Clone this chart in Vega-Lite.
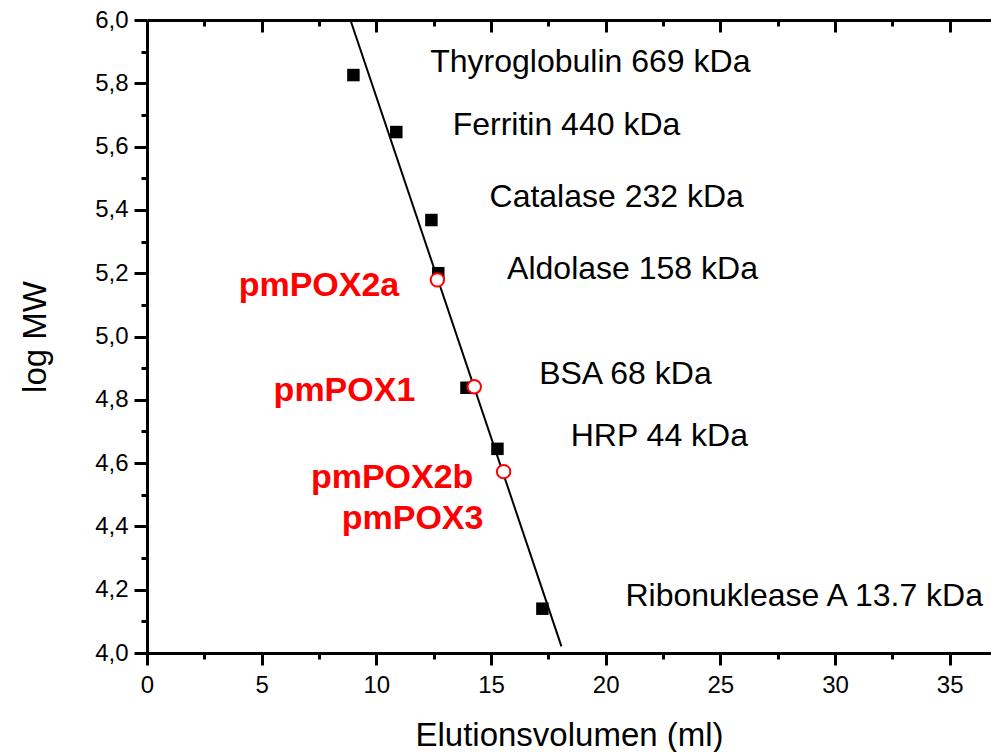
{
  "$schema": "https://vega.github.io/schema/vega-lite/v6.json",
  "width": 844,
  "height": 633,
  "autosize": "none",
  "padding": {"left": 147, "top": 20, "right": 0, "bottom": 99},
  "background": "white",
  "config": {
    "view": {"stroke": null},
    "axis": {
      "grid": false,
      "domainColor": "black",
      "domainWidth": 3,
      "tickColor": "black",
      "tickWidth": 3,
      "labelColor": "black",
      "labelFont": "Liberation Sans",
      "labelFontSize": 24,
      "titleColor": "black",
      "titleFont": "Liberation Sans",
      "titleFontSize": 33,
      "titleFontWeight": "normal"
    }
  },
  "datasets": {
    "fit": [
      {"vol": 8.87, "logmw": 6.0},
      {"vol": 18.07, "logmw": 4.021}
    ],
    "standards": [
      {"protein": "Thyroglobulin", "vol": 9.0, "logmw": 5.826},
      {"protein": "Ferritin", "vol": 10.87, "logmw": 5.646},
      {"protein": "Catalase", "vol": 12.4, "logmw": 5.368},
      {"protein": "Aldolase", "vol": 12.7, "logmw": 5.2},
      {"protein": "BSA", "vol": 13.93, "logmw": 4.838},
      {"protein": "HRP", "vol": 15.28, "logmw": 4.645},
      {"protein": "Ribonuklease A", "vol": 17.24, "logmw": 4.14}
    ],
    "samples": [
      {"protein": "pmPOX2a", "vol": 12.66, "logmw": 5.179},
      {"protein": "pmPOX1", "vol": 14.27, "logmw": 4.841},
      {"protein": "pmPOX2b", "vol": 15.55, "logmw": 4.573}
    ],
    "stdlabels": [
      {"label": "Thyroglobulin 669 kDa", "vol": 19.33, "logmw": 5.867},
      {"label": "Ferritin 440 kDa", "vol": 18.29, "logmw": 5.668},
      {"label": "Catalase 232 kDa", "vol": 20.48, "logmw": 5.441},
      {"label": "Aldolase 158 kDa", "vol": 21.17, "logmw": 5.214},
      {"label": "BSA 68 kDa", "vol": 20.86, "logmw": 4.882},
      {"label": "HRP 44 kDa", "vol": 22.34, "logmw": 4.686}
    ],
    "riblabel": [
      {"label": "Ribonuklease A 13.7 kDa", "vol": 20.86, "logmw": 4.181}
    ],
    "samplelabels": [
      {"label": "pmPOX2a", "vol": 11.0, "logmw": 5.16},
      {"label": "pmPOX1", "vol": 11.7, "logmw": 4.828},
      {"label": "pmPOX2b", "vol": 14.23, "logmw": 4.554},
      {"label": "pmPOX3", "vol": 14.67, "logmw": 4.424}
    ]
  },
  "resolve": {"axis": {"x": "independent", "y": "independent"}},
  "layer": [
    {
      "data": {"name": "fit"},
      "mark": {"type": "line", "color": "black", "strokeWidth": 2},
      "encoding": {
        "x": {
          "field": "vol", "type": "quantitative",
          "scale": {"domain": [0, 36.8], "nice": false, "zero": false},
          "axis": {
            "orient": "bottom", "values": [0, 5, 10, 15, 20, 25, 30, 35],
            "tickSize": 12, "labelPadding": 8, "titlePadding": 22,
            "title": "Elutionsvolumen (ml)", "labelFlush": false, "labelOverlap": false
          }
        },
        "y": {
          "field": "logmw", "type": "quantitative",
          "scale": {"domain": [4, 6], "nice": false, "zero": false},
          "axis": {
            "orient": "left", "values": [4, 4.2, 4.4, 4.6, 4.8, 5, 5.2, 5.4, 5.6, 5.8, 6],
            "tickSize": 13, "labelPadding": 6, "titlePadding": 42,
            "labelExpr": "replace(format(datum.value, '.1f'), '.', ',')",
            "title": "log MW", "labelFlush": false, "labelOverlap": false
          }
        }
      }
    },
    {
      "data": {"name": "standards"},
      "mark": {"type": "square", "color": "black", "filled": true, "size": 156, "opacity": 1},
      "encoding": {
        "x": {
          "field": "vol", "type": "quantitative",
          "scale": {"domain": [0, 36.8], "nice": false, "zero": false},
          "axis": {
            "orient": "bottom", "values": [2.5, 7.5, 12.5, 17.5, 22.5, 27.5, 32.5],
            "tickSize": 6, "labels": false, "domain": false, "title": null
          }
        },
        "y": {
          "field": "logmw", "type": "quantitative",
          "scale": {"domain": [4, 6], "nice": false, "zero": false},
          "axis": {
            "orient": "left", "values": [4.1, 4.3, 4.5, 4.7, 4.9, 5.1, 5.3, 5.5, 5.7, 5.9],
            "tickSize": 6, "labels": false, "domain": false, "title": null
          }
        }
      }
    },
    {
      "data": {"name": "samples"},
      "mark": {"type": "point", "shape": "circle", "filled": false, "fill": "white", "fillOpacity": 1, "stroke": "#ff0000", "strokeWidth": 2, "size": 180, "opacity": 1},
      "encoding": {
        "x": {
          "field": "vol", "type": "quantitative",
          "scale": {"domain": [0, 36.8], "nice": false, "zero": false},
          "axis": {
            "orient": "top", "values": [0, 5, 10, 15, 20, 25, 30, 35],
            "tickSize": -12, "labels": false, "title": null
          }
        },
        "y": {
          "field": "logmw", "type": "quantitative",
          "scale": {"domain": [4, 6], "nice": false, "zero": false},
          "axis": null
        }
      }
    },
    {
      "data": {"name": "stdlabels"},
      "mark": {"type": "text", "font": "Liberation Sans", "fontSize": 32, "color": "black", "align": "center", "baseline": "middle"},
      "encoding": {
        "x": {
          "field": "vol", "type": "quantitative",
          "scale": {"domain": [0, 36.8], "nice": false, "zero": false},
          "axis": {
            "orient": "top", "values": [2.5, 7.5, 12.5, 17.5, 22.5, 27.5, 32.5],
            "tickSize": -6, "labels": false, "domain": false, "title": null
          }
        },
        "y": {
          "field": "logmw", "type": "quantitative",
          "scale": {"domain": [4, 6], "nice": false, "zero": false},
          "axis": null
        },
        "text": {"field": "label"}
      }
    },
    {
      "data": {"name": "riblabel"},
      "mark": {"type": "text", "font": "Liberation Sans", "fontSize": 32, "color": "black", "align": "left", "baseline": "middle"},
      "encoding": {
        "x": {"field": "vol", "type": "quantitative", "scale": {"domain": [0, 36.8], "nice": false, "zero": false}, "axis": null},
        "y": {"field": "logmw", "type": "quantitative", "scale": {"domain": [4, 6], "nice": false, "zero": false}, "axis": null},
        "text": {"field": "label"}
      }
    },
    {
      "data": {"name": "samplelabels"},
      "mark": {"type": "text", "font": "Liberation Sans", "fontSize": 34, "fontWeight": "bold", "color": "#ff0000", "align": "right", "baseline": "middle"},
      "encoding": {
        "x": {"field": "vol", "type": "quantitative", "scale": {"domain": [0, 36.8], "nice": false, "zero": false}, "axis": null},
        "y": {"field": "logmw", "type": "quantitative", "scale": {"domain": [4, 6], "nice": false, "zero": false}, "axis": null},
        "text": {"field": "label"}
      }
    }
  ]
}
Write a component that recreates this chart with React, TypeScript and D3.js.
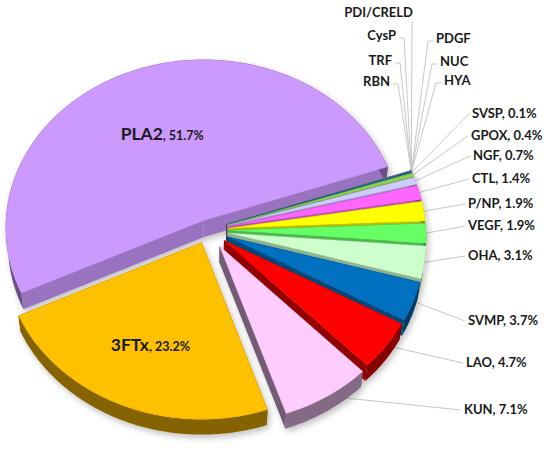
import * as d3 from "d3";

// slices in clockwise order, starting just right of PLA2's right edge
const toxins = ["RBN", "TRF", "CysP", "PDI/CRELD", "PDGF", "NUC", "HYA", "SVSP", "GPOX", "NGF", "CTL", "P/NP", "VEGF", "OHA", "SVMP", "LAO", "KUN", "3FTx", "PLA2"];
const shares = [0.015, 0.015, 0.015, 0.015, 0.015, 0.015, 0.01, 0.1, 0.4, 0.7, 1.4, 1.9, 1.9, 3.1, 3.7, 4.7, 7.1, 23.2, 51.7];
const palette = ["#7f7f7f", "#a5a5a5", "#4472c4", "#ed7d31", "#70ad47", "#5b9bd5", "#264478", "#0070c0", "#92d050", "#ccccff", "#ff66ff", "#ffff00", "#66ff66", "#ccffcc", "#0070c0", "#ff0000", "#ffccff", "#ffc000", "#cc99ff"];
const tinyNames = ["RBN", "TRF", "CysP", "PDI/CRELD", "PDGF", "NUC", "HYA"];

// labels drawn on the slice itself, with their radius as a share of R
const insideLabels: Record<string, number> = { PLA2: 0.57, "3FTx": 0.64 };

// outside label placement (x, baseline y, anchor)
const labelPos: Record<string, [number, number, string]> = {
  "PDI/CRELD": [413, 17, "end"],
  CysP: [396, 40, "end"],
  TRF: [392, 65, "end"],
  RBN: [390, 86, "end"],
  PDGF: [436, 43, "start"],
  NUC: [440, 66, "start"],
  HYA: [444, 85, "start"],
  SVSP: [472, 118, "start"],
  GPOX: [471, 140, "start"],
  NGF: [473, 160, "start"],
  CTL: [472, 183, "start"],
  "P/NP": [468, 208, "start"],
  VEGF: [468, 230, "start"],
  OHA: [468, 260, "start"],
  SVMP: [468, 325, "start"],
  LAO: [466, 367, "start"],
  KUN: [464, 414, "start"],
};

const explodeBy: Record<string, number> = { PLA2: 12, "3FTx": 16, KUN: 22 };
const baseExplode = 20;

const R = 198;
const SIN = 0.85;
const COS = Math.sqrt(1 - SIN * SIN);
const DIST = 2500;
const DEPTH = 32;
const CX = 208;
const CY = 230;
const START = 71;

function project(X: number, Y: number, Z: number): [number, number] {
  const u = Y * SIN + Z * COS;
  const w = DIST + Y * COS - Z * SIN;
  return [CX + (DIST * X) / w, CY - (DIST * u) / w];
}
const depthOf = (p: number[]) => DIST + p[1] * COS - p[2] * SIN;

const line = d3.line();
const poly = (pts: number[][]) => line(pts.map((p) => project(p[0], p[1], p[2]))) + "Z";
const dark = (c: string, k: number) => d3.interpolateRgb(c, "#000")(k);

// cut faces turned toward the front get more light
const cutShade = (normal: number) => 0.55 - 0.3 * Math.max(0, Math.cos(normal - (160 * Math.PI) / 180));

export default function App() {
  const width = 550;
  const height = 450;

  const pie = d3
    .pie<number>()
    .sort(null)
    .value((d) => d)
    .startAngle((START * Math.PI) / 180)
    .endAngle(((START + 360) * Math.PI) / 180);
  const arcs = pie(shares);

  const cuts: { d: string; fill: string; z: number }[] = [];
  const rims: { d: string; fill: string; z: number }[] = [];
  const tops: { d: string; fill: string }[] = [];
  const leaders: string[] = [];
  const texts: any[] = [];

  arcs.forEach((a, i) => {
    const name = toxins[i];
    const color = palette[i];
    const e = explodeBy[name] ?? baseExplode;
    const mid = (a.startAngle + a.endAngle) / 2;
    const ox = e * Math.sin(mid);
    const oy = e * Math.cos(mid);
    const at = (t: number, r: number, z: number) => [ox + r * Math.sin(t), oy + r * Math.cos(t), z];
    const n = Math.max(2, Math.ceil((a.endAngle - a.startAngle) / 0.01));
    const ts = d3.range(n + 1).map((k) => a.startAngle + ((a.endAngle - a.startAngle) * k) / n);

    tops.push({ d: poly([at(0, 0, 0), ...ts.map((t) => at(t, R, 0))]), fill: color });

    const rimTop = ts.map((t) => at(t, R, 0));
    const rimBot = ts.map((t) => at(t, R, -DEPTH)).reverse();
    rims.push({ d: poly([...rimTop, ...rimBot]), fill: dark(color, 0.48), z: d3.min(rimTop, depthOf) as number });

    [
      [a.startAngle, a.startAngle - Math.PI / 2],
      [a.endAngle, a.endAngle + Math.PI / 2],
    ].forEach(([t, normal]) => {
      const q = [at(0, 0, 0), at(t, R, 0), at(t, R, -DEPTH), at(0, 0, -DEPTH)];
      cuts.push({ d: poly(q), fill: dark(color, cutShade(normal)), z: d3.mean(q, depthOf) as number });
    });

    if (name in insideLabels) {
      const p = at(mid, R * insideLabels[name], 0);
      const [x, y] = project(p[0], p[1], p[2]);
      texts.push(
        <text key={name} x={x} y={y + 6} textAnchor="middle" fill="#1a1a1a" fontWeight={700}>
          <tspan fontSize={17.5}>{name}</tspan>
          <tspan fontSize={12.5}>{`, ${a.data.toFixed(1)}%`}</tspan>
        </text>
      );
      return;
    }

    const pos = labelPos[name];
    if (!pos) return;
    const [lx, ly, anchor] = pos;
    const rp = at(mid, R, 0);
    const rim = project(rp[0], rp[1], rp[2]);
    const tiny = tinyNames.includes(name);
    let pts: [number, number][];
    if (name === "PDI/CRELD") pts = [[lx - 1, ly + 4], rim];
    else if (tiny && anchor === "end") pts = [[lx + 3, ly - 2], [lx + 8, ly - 2], rim];
    else if (tiny) pts = [[lx - 3, ly - 2], [lx - 8, ly - 2], rim];
    else pts = [[lx - 3, ly - 4], rim];
    leaders.push(line(pts) as string);
    texts.push(
      <text key={name} x={lx} y={ly} textAnchor={anchor as any} fontSize={13} fontWeight={700} fill="#1a1a1a">
        {tiny ? name : `${name}, ${a.data.toFixed(1)}%`}
      </text>
    );
  });

  cuts.sort((p, q) => q.z - p.z);
  rims.sort((p, q) => q.z - p.z);

  return (
    <svg
      width={width}
      height={height}
      style={{ position: "absolute", left: 0, top: 0, background: "#fff", fontFamily: "Lato, 'Open Sans', sans-serif" }}
    >
      <defs>
        <filter id="shadow" x="-10%" y="-10%" width="120%" height="120%">
          <feDropShadow dx={2} dy={3} stdDeviation={3} floodColor="#000" floodOpacity={0.25} />
        </filter>
      </defs>
      <g stroke="#c8c8c8" strokeWidth={1} fill="none">
        {leaders.map((d, i) => (
          <path key={i} d={d} />
        ))}
      </g>
      <g filter="url(#shadow)">
        {cuts.map((c, i) => (
          <path key={"c" + i} d={c.d} fill={c.fill} />
        ))}
        {rims.map((c, i) => (
          <path key={"r" + i} d={c.d} fill={c.fill} />
        ))}
        {tops.map((c, i) => (
          <path key={"t" + i} d={c.d} fill={c.fill} stroke={dark(c.fill, 0.15)} strokeWidth={0.4} />
        ))}
      </g>
      {texts}
    </svg>
  );
}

Objective
Omit all pictures and repeat exactly the lines from the one containing "Write a component" through the one containing "import * as", ends included, with nothing added.

Task response
Write a component that recreates this chart with React, TypeScript and D3.js.
import * as d3 from "d3";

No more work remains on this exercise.